• [What you will do] Transcribe the material word for word, but without the images.

• [Information supplied]
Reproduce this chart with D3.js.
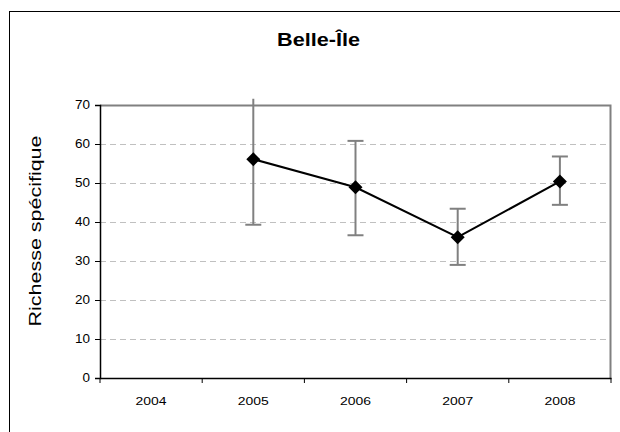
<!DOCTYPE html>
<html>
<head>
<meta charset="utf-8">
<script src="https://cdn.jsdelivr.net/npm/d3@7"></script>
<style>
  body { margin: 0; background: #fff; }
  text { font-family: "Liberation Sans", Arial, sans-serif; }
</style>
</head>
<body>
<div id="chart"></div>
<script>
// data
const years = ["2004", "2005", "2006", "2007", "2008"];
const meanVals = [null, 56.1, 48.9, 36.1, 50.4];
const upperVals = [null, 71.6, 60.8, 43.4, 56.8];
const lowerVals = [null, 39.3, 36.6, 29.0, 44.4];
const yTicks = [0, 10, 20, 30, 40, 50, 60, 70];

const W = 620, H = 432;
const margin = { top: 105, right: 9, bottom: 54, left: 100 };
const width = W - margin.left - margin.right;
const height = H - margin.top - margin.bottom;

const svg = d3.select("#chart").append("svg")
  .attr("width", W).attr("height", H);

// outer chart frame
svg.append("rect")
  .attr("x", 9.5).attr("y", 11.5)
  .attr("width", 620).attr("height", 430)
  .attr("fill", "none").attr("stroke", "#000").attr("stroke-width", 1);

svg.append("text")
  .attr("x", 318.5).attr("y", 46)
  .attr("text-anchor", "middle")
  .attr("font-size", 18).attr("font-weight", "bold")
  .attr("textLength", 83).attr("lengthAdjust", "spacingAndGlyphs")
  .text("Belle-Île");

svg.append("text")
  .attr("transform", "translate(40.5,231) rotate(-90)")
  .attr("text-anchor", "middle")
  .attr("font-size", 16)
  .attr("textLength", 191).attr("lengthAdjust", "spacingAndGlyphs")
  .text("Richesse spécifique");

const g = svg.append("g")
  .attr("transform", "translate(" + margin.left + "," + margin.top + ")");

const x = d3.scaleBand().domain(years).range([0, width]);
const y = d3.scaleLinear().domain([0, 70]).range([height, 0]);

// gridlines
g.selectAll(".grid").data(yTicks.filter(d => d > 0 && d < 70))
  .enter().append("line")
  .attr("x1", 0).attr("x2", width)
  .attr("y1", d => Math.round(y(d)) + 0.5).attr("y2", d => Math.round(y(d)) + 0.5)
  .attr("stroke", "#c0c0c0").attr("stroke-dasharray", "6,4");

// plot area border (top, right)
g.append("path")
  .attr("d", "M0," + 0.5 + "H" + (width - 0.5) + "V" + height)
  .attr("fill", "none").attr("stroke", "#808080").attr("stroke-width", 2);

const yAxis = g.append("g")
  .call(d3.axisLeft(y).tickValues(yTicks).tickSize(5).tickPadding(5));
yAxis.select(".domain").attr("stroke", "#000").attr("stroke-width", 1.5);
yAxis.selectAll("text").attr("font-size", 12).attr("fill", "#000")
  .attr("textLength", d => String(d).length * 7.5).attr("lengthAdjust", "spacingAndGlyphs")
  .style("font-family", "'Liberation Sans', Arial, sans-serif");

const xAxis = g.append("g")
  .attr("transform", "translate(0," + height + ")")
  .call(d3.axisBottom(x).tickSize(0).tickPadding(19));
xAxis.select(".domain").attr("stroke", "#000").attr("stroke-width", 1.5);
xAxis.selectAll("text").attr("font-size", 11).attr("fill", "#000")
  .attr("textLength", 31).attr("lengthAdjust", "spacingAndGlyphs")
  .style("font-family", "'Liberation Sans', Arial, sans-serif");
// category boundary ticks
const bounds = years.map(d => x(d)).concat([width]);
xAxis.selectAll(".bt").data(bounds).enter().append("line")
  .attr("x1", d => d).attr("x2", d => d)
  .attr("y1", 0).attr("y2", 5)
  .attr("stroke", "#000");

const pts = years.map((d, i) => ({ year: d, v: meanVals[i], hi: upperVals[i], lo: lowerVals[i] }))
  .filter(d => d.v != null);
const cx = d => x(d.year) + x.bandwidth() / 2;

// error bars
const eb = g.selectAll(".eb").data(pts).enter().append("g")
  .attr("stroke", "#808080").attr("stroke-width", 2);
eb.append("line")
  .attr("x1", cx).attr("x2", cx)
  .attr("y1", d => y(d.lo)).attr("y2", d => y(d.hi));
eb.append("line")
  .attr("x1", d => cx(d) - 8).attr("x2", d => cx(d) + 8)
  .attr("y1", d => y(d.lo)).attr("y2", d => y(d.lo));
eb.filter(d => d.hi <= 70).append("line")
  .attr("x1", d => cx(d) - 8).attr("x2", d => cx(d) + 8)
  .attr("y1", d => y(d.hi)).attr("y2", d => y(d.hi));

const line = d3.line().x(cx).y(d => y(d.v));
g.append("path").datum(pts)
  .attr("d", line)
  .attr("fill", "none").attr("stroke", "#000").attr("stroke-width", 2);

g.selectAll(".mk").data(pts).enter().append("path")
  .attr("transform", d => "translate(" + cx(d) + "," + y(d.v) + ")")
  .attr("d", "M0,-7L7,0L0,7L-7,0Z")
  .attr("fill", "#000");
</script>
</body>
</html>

• [Result of this exercise]
Reproduce this chart with D3.js.
<!DOCTYPE html>
<html>
<head>
<meta charset="utf-8">
<script src="https://cdn.jsdelivr.net/npm/d3@7"></script>
<style>
  body { margin: 0; background: #fff; }
  text { font-family: "Liberation Sans", Arial, sans-serif; }
</style>
</head>
<body>
<div id="chart"></div>
<script>
// data
const years = ["2004", "2005", "2006", "2007", "2008"];
const meanVals = [null, 56.1, 48.9, 36.1, 50.4];
const upperVals = [null, 71.6, 60.8, 43.4, 56.8];
const lowerVals = [null, 39.3, 36.6, 29.0, 44.4];
const yTicks = [0, 10, 20, 30, 40, 50, 60, 70];

const W = 620, H = 432;
const margin = { top: 105, right: 9, bottom: 54, left: 100 };
const width = W - margin.left - margin.right;
const height = H - margin.top - margin.bottom;

const svg = d3.select("#chart").append("svg")
  .attr("width", W).attr("height", H);

// outer chart frame
svg.append("rect")
  .attr("x", 9.5).attr("y", 11.5)
  .attr("width", 620).attr("height", 430)
  .attr("fill", "none").attr("stroke", "#000").attr("stroke-width", 1);

svg.append("text")
  .attr("x", 318.5).attr("y", 46)
  .attr("text-anchor", "middle")
  .attr("font-size", 18).attr("font-weight", "bold")
  .attr("textLength", 83).attr("lengthAdjust", "spacingAndGlyphs")
  .text("Belle-Île");

svg.append("text")
  .attr("transform", "translate(40.5,231) rotate(-90)")
  .attr("text-anchor", "middle")
  .attr("font-size", 16)
  .attr("textLength", 191).attr("lengthAdjust", "spacingAndGlyphs")
  .text("Richesse spécifique");

const g = svg.append("g")
  .attr("transform", "translate(" + margin.left + "," + margin.top + ")");

const x = d3.scaleBand().domain(years).range([0, width]);
const y = d3.scaleLinear().domain([0, 70]).range([height, 0]);

// gridlines
g.selectAll(".grid").data(yTicks.filter(d => d > 0 && d < 70))
  .enter().append("line")
  .attr("x1", 0).attr("x2", width)
  .attr("y1", d => Math.round(y(d)) + 0.5).attr("y2", d => Math.round(y(d)) + 0.5)
  .attr("stroke", "#c0c0c0").attr("stroke-dasharray", "6,4");

// plot area border (top, right)
g.append("path")
  .attr("d", "M0," + 0.5 + "H" + (width - 0.5) + "V" + height)
  .attr("fill", "none").attr("stroke", "#808080").attr("stroke-width", 2);

const yAxis = g.append("g")
  .call(d3.axisLeft(y).tickValues(yTicks).tickSize(5).tickPadding(5));
yAxis.select(".domain").attr("stroke", "#000").attr("stroke-width", 1.5);
yAxis.selectAll("text").attr("font-size", 12).attr("fill", "#000")
  .attr("textLength", d => String(d).length * 7.5).attr("lengthAdjust", "spacingAndGlyphs")
  .style("font-family", "'Liberation Sans', Arial, sans-serif");

const xAxis = g.append("g")
  .attr("transform", "translate(0," + height + ")")
  .call(d3.axisBottom(x).tickSize(0).tickPadding(19));
xAxis.select(".domain").attr("stroke", "#000").attr("stroke-width", 1.5);
xAxis.selectAll("text").attr("font-size", 11).attr("fill", "#000")
  .attr("textLength", 31).attr("lengthAdjust", "spacingAndGlyphs")
  .style("font-family", "'Liberation Sans', Arial, sans-serif");
// category boundary ticks
const bounds = years.map(d => x(d)).concat([width]);
xAxis.selectAll(".bt").data(bounds).enter().append("line")
  .attr("x1", d => d).attr("x2", d => d)
  .attr("y1", 0).attr("y2", 5)
  .attr("stroke", "#000");

const pts = years.map((d, i) => ({ year: d, v: meanVals[i], hi: upperVals[i], lo: lowerVals[i] }))
  .filter(d => d.v != null);
const cx = d => x(d.year) + x.bandwidth() / 2;

// error bars
const eb = g.selectAll(".eb").data(pts).enter().append("g")
  .attr("stroke", "#808080").attr("stroke-width", 2);
eb.append("line")
  .attr("x1", cx).attr("x2", cx)
  .attr("y1", d => y(d.lo)).attr("y2", d => y(d.hi));
eb.append("line")
  .attr("x1", d => cx(d) - 8).attr("x2", d => cx(d) + 8)
  .attr("y1", d => y(d.lo)).attr("y2", d => y(d.lo));
eb.filter(d => d.hi <= 70).append("line")
  .attr("x1", d => cx(d) - 8).attr("x2", d => cx(d) + 8)
  .attr("y1", d => y(d.hi)).attr("y2", d => y(d.hi));

const line = d3.line().x(cx).y(d => y(d.v));
g.append("path").datum(pts)
  .attr("d", line)
  .attr("fill", "none").attr("stroke", "#000").attr("stroke-width", 2);

g.selectAll(".mk").data(pts).enter().append("path")
  .attr("transform", d => "translate(" + cx(d) + "," + y(d.v) + ")")
  .attr("d", "M0,-7L7,0L0,7L-7,0Z")
  .attr("fill", "#000");
</script>
</body>
</html>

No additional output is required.